May 23, 2012, 6:10:52 PM5/23/12

to

Alan Curry wrote:

> In article <2252105.u...@PointedEars.de>,
> Thomas 'PointedEars' Lahn <use...@PointedEars.de> wrote:
>>Kaz Kylheku wrote:
>>> On 2012-05-19, Alan Curry <pac...@kosh.dhis.org> wrote:
>>> You can factor out that ^ $. The branches do not have to be individually
>>> anchored; we just need one global instance of ^ $ wrapping to counteract
>>> the regex search semantics of grep.
>>
>>s/can/must/
>>s/do not have to/must not/
>>s/just//

That was a mistake; I did not see the double negation.

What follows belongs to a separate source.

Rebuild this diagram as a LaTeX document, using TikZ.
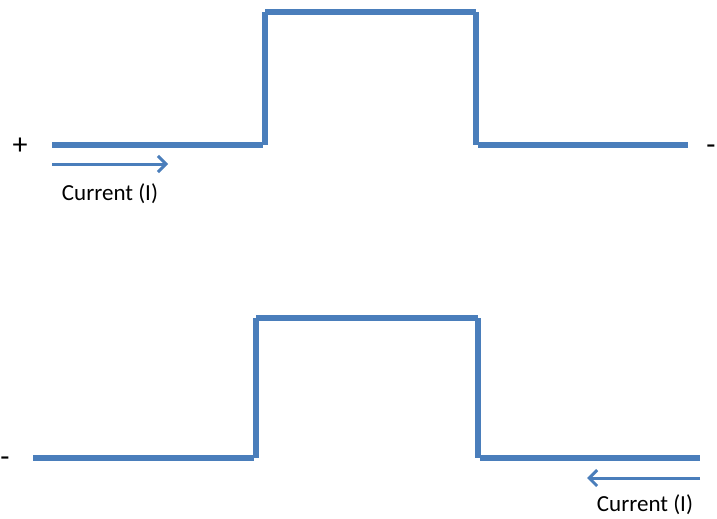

Those expressions are very different from the suggested one. Your point
being?

> Whether you *should* is not obvious. The parenthesized version is easier

> to read. […]

Without having tested that, it also strikes me as being more efficient. In
the version where each alternative is anchored, backtracking for the entire
string has to be performed for the whole string for each alternative, while
in the single-anchored version we can stop with backtracking *and* trying to
match whenever a character is encountered that is not matched by either
negated character class.

> Anyway, you're wrong about the inability to anchor alternatives. […]

I did not say so.